The Opening Ceremony also featured presentations from Prime Minister Browne, Professor Sir Hilary Beckles, Chairman of the CARICOM Reparations Commission; Dr. Douglas Slater, Assistant Secretary General, Human and Social Development, CARICOM Secretariat; Mr. Stanley Liauw Angie, representative of the Indigenous People’s Organisation in Suriname; and a feature address from Dr. Julius Garvey, son of Marcus Mosiah Garvey, National Hero of Jamaica. `
The opening was held at the Multi-Purpose Centre in Antigua and Barbuda and attended by other Members of Parliament, Members of the diplomatic corps, delegations from other CARICOM Member States and representatives of civil society groups and organizations.

The Second Regional Conference on Reparations is being convened under the theme “Scientific Engagement and Community Mobilization.” The objective of the Conference is civil society engagement by widening the dialogue and intensifying scientific and popular discourse on the CARICOM Reparations Commission’s Ten Point Reparatory Justice Plan. The Conference continues on 13-14 October.
The Conference brings together a number of expert economists, lawyers, academics, historians, faith-based leaders, community activists, scientists, journalists and artists to further map out national and regional strategies to advance the case for reparations from Europe. Delegations from Martinique, Guadeloupe, the British Virgin Islands and representatives of civil society organizations from the United States, Canada and the United Kingdom were also in attendance.

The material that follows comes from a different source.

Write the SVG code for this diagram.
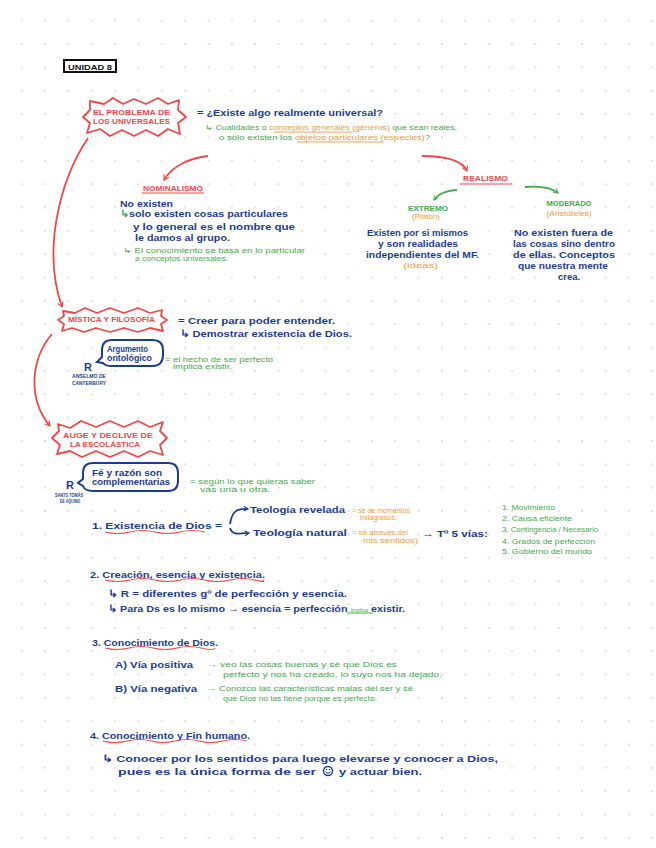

The CARICOM Reparations Commission was established in September 2013 following a mandate from the CARICOM Conference of Heads of Government at their Thirty-fourth Regular Meeting held in Trinidad and Tobago in July 2013, to establish national committees and a regional commission to pursue reparations from the former European colonial powers for Native Genocide, the Trans-Atlantic Slave Trade and Slavery.
Twelve CARICOM Member States have established national reparations committees to date, namely: Antigua and Barbuda, The Bahamas, Barbados, Belize, Dominica, Guyana, Jamaica, St. Kitts and Nevis, St. Lucia, St. Vincent and the Grenadines, Suriname and Trinidad and Tobago.

The First Regional Conference on Reparations was held in St. Vincent and the Grenadines in September of 2013. Since that time, the action of the CARICOM Member States has re-energized the reparations movements on the African continent, the United States and the United Kingdom and has generated tremendous international media attention and interest.